Renaud Allard, inspecteur de l’arrondissement Mercier–Hochelaga-Maisonneuve au moment des faits

Néanmoins, il a obtempéré et a fermé le dossier.

Selon des actes notariés consultés par La Presse, Tinel Timu a acheté l’immeuble pour 420 000 $ en 2015 et l’a revendu pour 2,5 millions de dollars en août 2021.

« Faut que je donne le feu vert pour qu’il parle à quelqu’un »

L’UPAC n’a pas lésiné sur les moyens d’enquête. Mis en filature, l’accusé a été vu à la résidence de Tinel Timu en février 2022. Ce dernier a aussi communiqué avec l’accusé à deux reprises, admettent les parties.

Un agent d’infiltration s’est fait passer pour un fonctionnaire corrompu pour approcher Tinel Timu en décembre 2021. Il portait alors un dispositif d’écoute discret. L’agent d’infiltration avait visiblement gagné la confiance de Tinel Timu, puisque ce dernier lui a dit que le dossier « Bourbonnière » était « sous contrôle ».

On est passés à la cour. On a perdu, lui, il va effacer le dossier.

Tinel Timu, promoteur immobilier

Le promoteur immobilier a dépeint Sadek Lazzouzi comme étant « [s]on gars ». Il invitait alors l’agent d’infiltration à passer voir son complice à son bureau. « Sadek, il est comme ça, il faut que je lui donne le feu vert pour qu’il parle à quelqu’un », disait Tinel Timu.

« Après ça, vous parlez ensemble de tous les dossiers que vous voulez. Arrangez-vous comme vous voulez. Lui, il t’en donne, toi, tu lui en donnes », expliquait Tinel Timu.

En février 2022, l’agent d’infiltration rencontre Sadek Lazzouzi dans un stationnement du Jardin botanique et lui demande ce qu’il peut faire pour un constat de 12 500 $ pour une démolition.

« Sadek lui mentionne que la meilleure chose à faire est de le consulter ou lui dire à l’avance. Lorsque c’est rendu trop gros, ça ne passe pas inaperçu », selon les admissions.
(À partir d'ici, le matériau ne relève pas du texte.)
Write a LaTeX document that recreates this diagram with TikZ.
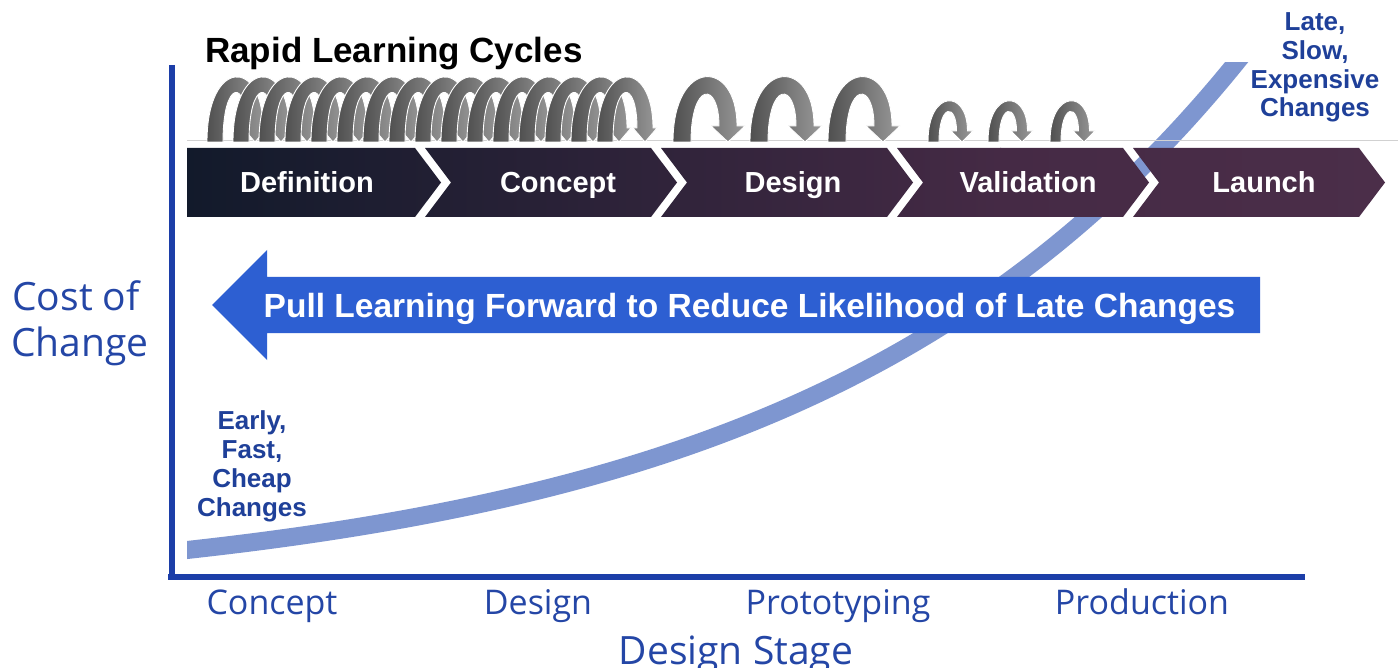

L’accusé est arrêté quelques minutes plus tard.

Le procès se poursuit ce mardi devant le juge Salvatore Mascia. MSarah-Audrey Daigneault représente le ministère public, alors que MRené Verret défend l’accusé.

Une troisième coaccusée, Elena Cristina Abrudan, qui travaillait avec Tinel Timu, a déjà plaidé coupable à un chef d’acte de corruption. En 2021, elle a insisté pour remettre une enveloppe d’argent à un inspecteur de la Ville qui avait relevé plusieurs pépins pendant des travaux sur un édifice de M. Timu. Quand l’inspecteur a découvert 1000 $ dans l’enveloppe, il a tout de suite informé son supérieur. C’est ce qui a lancé l’enquête de l’UPAC.